Jede Laufstrecke hat ihre Highlights, die Strecke durchs Mullerthal ist jedoch ein einziges Highlight. Hier sagen die Bilder wirklich mehr als tausend Worte. Sandsteinfelsen, senkrecht aufragend, links, rechts oder beidseitig, Überhänge, Durchbrüche und schließlich, bei km 28 zwei echte Höhlen durch den Fels. Richtig, dort braucht man dann tatsächlich das Licht seines Handies. Anders wäre es wirklich schwierig. Es ist teilweise so eng, dass man am Vordermann nicht vorbeischauen und von seiner Beleuchtung profitieren kann. Ich kenne Menschen, die hier nicht durchpassen würden.
Die Höhenmeter sind weitgehend gleichmäßig verteilt, der längste Steigung nicht mehr als 5 oder 6 Minuten lang. Die Anstiege werden oft auf Felstreppen oder Holzstufen bewältigt, was bei Trockenheit recht angenehm ist. Nur bei den Abstiegen muss man aufpassen, dass man nicht ins Rutschen kommt. Auch die flachen Stellen sind recht felsig, man muss die Füße schon anheben, um nicht zu fallen.
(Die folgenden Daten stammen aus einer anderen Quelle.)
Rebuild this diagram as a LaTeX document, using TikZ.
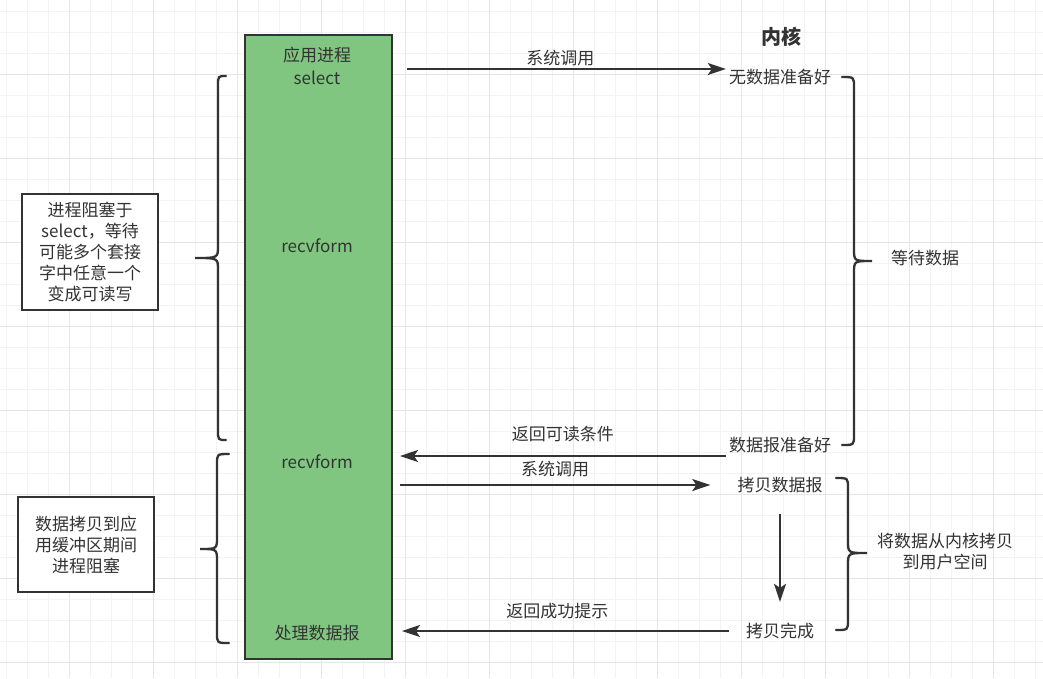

Neben den Ausgaben für Mütze und Schuhe hatte ich vor dem Rennen auch erstmalig in eine Laktatmessung investiert. Resultat: Gute Ausdauer aber recht niedrige Laktatschwelle. Neben ausreichend Wasser und Gels habe ich daher bei diesem Lauf peinlichst darauf geachtet, ab Puls 140 langsamer zu werden. Das hat zu 100% funktioniert, so dass sich auch diese Investition gelohnt hat. Ich hatte weder Schmerzen noch Krämpfe und übermäßig erschöpft war ich nach dem Lauf auch nicht. Ein Genusslauf also, reine Freude. Und viel langsamer als sonst war ich auch nicht. Der Gewinner hat übrigens 2:42 h gebraucht, der Letzte 8:38 h. Beide und alle dazwischen erlebten einen perfekten Tag.